With 32 seats in federal parliament, JSPN is a kingmaker in the current political scenario. However, it is a divided house regarding whether to support PM Oli or not. While the Mahantha Thakur- Rajendra Mahato faction has supported Oli, Upendra Yadav and Baburam Bhattarai look bent on unseating Oli from power at any cost.

Both factions are trying to bring the lawmakers into their respective folds. On May 4, Thakur-Mahato faction started collecting signatures of lawmakers close to them. The Yadav-Bhattarai faction had done the same on April 27. Apparently, the two factions want to use the collected signatures against each other including to support or unseat Oli. 

However, if all of the JSPN lawmakers stand against KP Oli, there is a chance that the opposition parties can form a government together. But JSPN itself appears to be on the verge of a split. At a meeting between Madhav Nepal, Pushpa Kamal Dahal, and Upendra Yadav on Wednesday (May 5), Yadav gave assurance that they will make 25 lawmakers ready from their side to form a new government. 

Biswadeep Pandey, a JSPN leader close to the Yadav-Bhattarai faction, said the party always stands against a regressive force such as Oli and they will not at all vote in favor of Oli. “We will vote against Oli and put our efforts to form an alternative government,” he said. 

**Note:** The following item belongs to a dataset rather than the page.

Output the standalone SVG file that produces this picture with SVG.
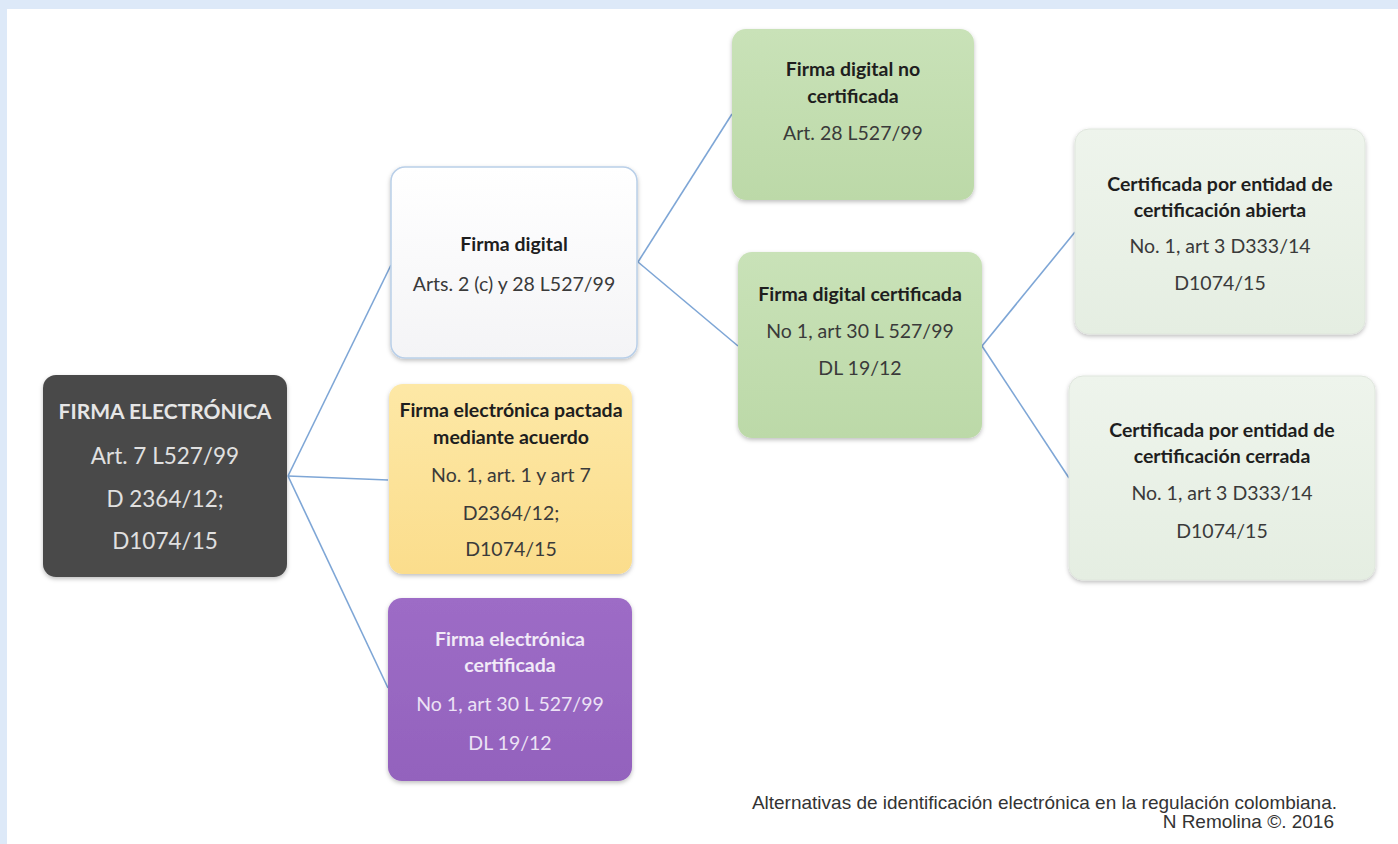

Pandey also sees the possibility of a party split if two factions fail to reach a common ground. “We can’t be in favor of the regressive force. We will make efforts to keep the unity intact until the last hour. If that does not happen, the party will split.”

Analysts who have been following Madhesh politics for long say that internal dispute has pushed JSPN to the state of dilemma. Mahantha Thakur and Rajendra Mahato are cozying up to Oli to find the solution to administrative trials their cadres have been subjected to, said Tula Narayan Shah, political analyst. Recent activities of the JSPN show they are heading towards a split, he said. “There is no unanimity between the JSPN leaders on how to deal with KP Oli, which has led to the situation of impasse today,” he said. 

“Yes, the situation inside JSPN reflects that the party is heading towards a split,” rejoined Chandra Kishore Jha, another columnist and political analyst.

Jha, however, argues that very unity in JSPN was unnatural. “The unification was not the result of extensive discussion, it came out all of a sudden, overnight,” he said.

In terms of ideologies, viewpoints and differences they stand where they were before Samajbadi Party Nepal and Rastriya Janata Party Nepal merged into a single entity of JSPN in April 2020, he said. “That’s the root cause of differences between two factions regarding whether to oust Oli or support him.”